Have a Nice Day (Liu Jian, 2017): China

Reviewed by Larry Gleeson during the Berlin Film Festival.

Chinese artist/filmmaker Liu Jian delighted the house at the Berlinale Palast Theater during the 67th Berlin International Film Festival.

Utilizing a warm color palette and an exceptional musical score mixing classical American jazz with traditional Chinese sounds, provided by the Shanghai Restoration Project, Liu Jian takes the viewer on a colorful journey through a southern Chinese city drawing several people from diverse backgrounds with different motives into bloody conflict in the darkly comedic, animation feature film, Have a Nice Day.  But wait, there’s more!

Have a Nice Day is Liu Jian second foray into feature animation film. His first Piercing I, a cold, hard look at the 2008 global financial crisis. Liu Jian is now in production on his third film, a self-reflective animation feature, School Town, an autobiographical look at Liu Jian’s own life.

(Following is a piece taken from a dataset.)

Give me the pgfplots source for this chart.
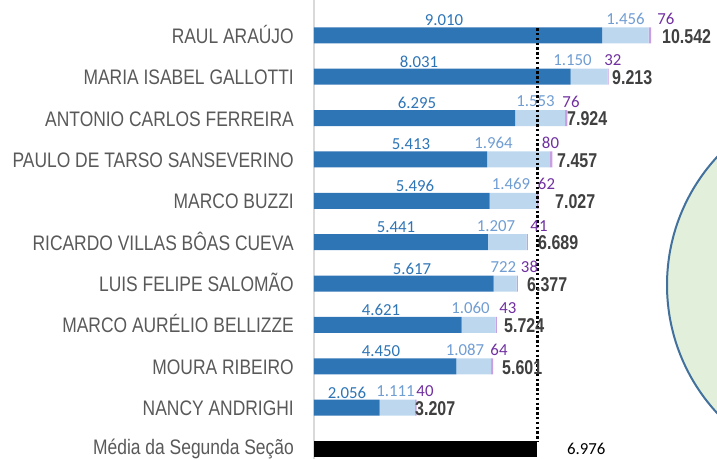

In Have a Nice Day, Liu Jian allows a bag containing a million yuan to take center stage as greed and selfish motives take over. The gangster boss who lays claim to the bagful of yuan holds court wistfully recalling days from future past while pontificating to a subordinate who has spunk and maintains he’s an artist. Some philosophical discourse takes place on what exactly constitutes art and who can call themselves a true artist. The bag has been reported lost and/or stolen and a butcher/hitman is sent to recover the money-laden bag.

The bag representing progress continues to move from one point to another. Various, vicarious and unsuspecting, dialoguing individuals reveal social and moral issues issues while clutching the bag of money tightly in hopes of securing a better life. In the end, it’s all just an illusory pipe dream fantasy as they perish one-by-one.

Undoubtedly, Modern China is in flux and a real war for control is ripe with violence and dangerous activities. With the animation format, Liu Jian is adeptly able to circumvent and soften some of the more distasteful aspects of this movement toward progress while heightening and stylizing the mood in China today.

Along the way, Liu Jian adds some subtle Western influences as he develops nuances of character. For example, the Hitman is a butcher when he’s not working for the mob boss. To add depth to the butcher, Liu Jian inserts a Rocky movie poster starring Sylvester Stallone on the Hitman’s locker at the meat processing plant.

In recent times, much is made of China’s growing economic power and goal of world dominance and, by the film’s end, one of the film’s protagonists, the Hitman, laments, “without high-technologies we just can’t win.” The film closes with an earthy mise-en-scene as a large city-scape with shades of browns and grays sits silently while a long, steady rain cascades across the screen in a vertical fashion.

Another beautiful film in the Berlinale Competition. While Chinese animation short films have been in previous Berlinales, Liu Jian’s Have a Nice Day, is the first feature-length, Chinese animation film to be screened at a Berlinale. It’s a touching expose and was a worthy contender for this year’s Golden Bear. Highly recommended.